The FTC settlement prohibits the company, Rentbro, Inc., and principals Daniel Pessin and Jacob Engel, from continuing to spam consumers, requires them to turn over their remaining assets and "imposes a partially suspended monetary judgment of $377,321, which is all of the money received in connection with the scam."
Text message spam is a growing problem. As consumers have gotten wiser to email spam, many are not yet familiar with the ruses done via cellphone. The FTC's action is the second this year involving such spammers. In March, the agency filed complaints charging 29 defendants with sending more than 180 million spam texts.
Cloudmark, a company which creates messaging security software for mobile operators and Internet service providers, recently noted on its blog that spammers are upping "the SMS spam ante using a potent combination of older methods.

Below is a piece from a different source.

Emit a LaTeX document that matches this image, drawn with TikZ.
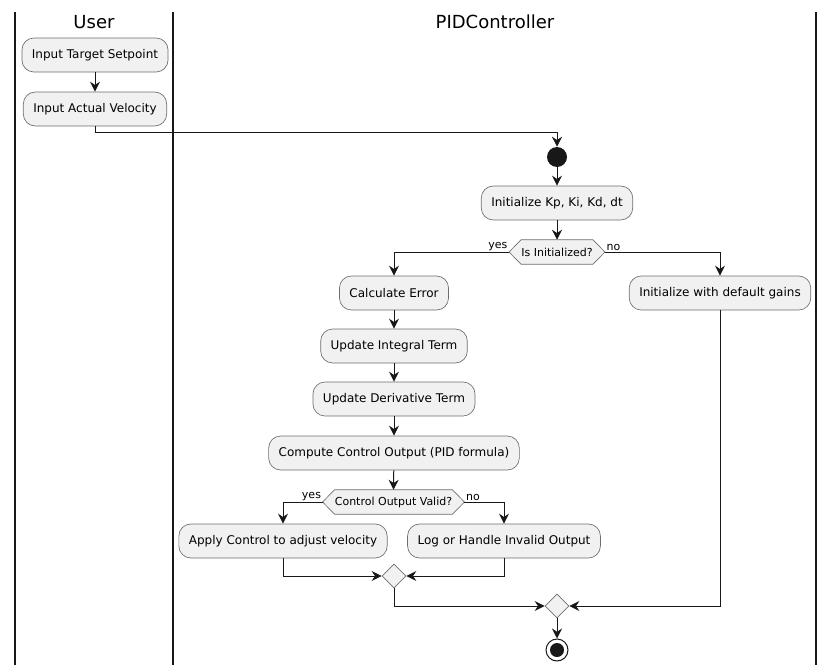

One of the techniques is to focus on specific area codes."
Text message spam "often uses the promise of free gifts, like computers or gift cards, or product offers, like cheap mortgages, credit cards or debt relief services to get you to reveal personal information," the FTC says on its consumer site.
Claiming a gift or pursing an offer involves you sharing your bank account information, credit card number or Social Security number, and sometimes how much money you make or owe. Once you click on a link in the text, you could be at risk for allowing malware to be installed on your phone to collect information. And once that info is in the spammer's hands, the FTC says, it can be sold to someone else, be it another marketing company — or worse, identity thieves.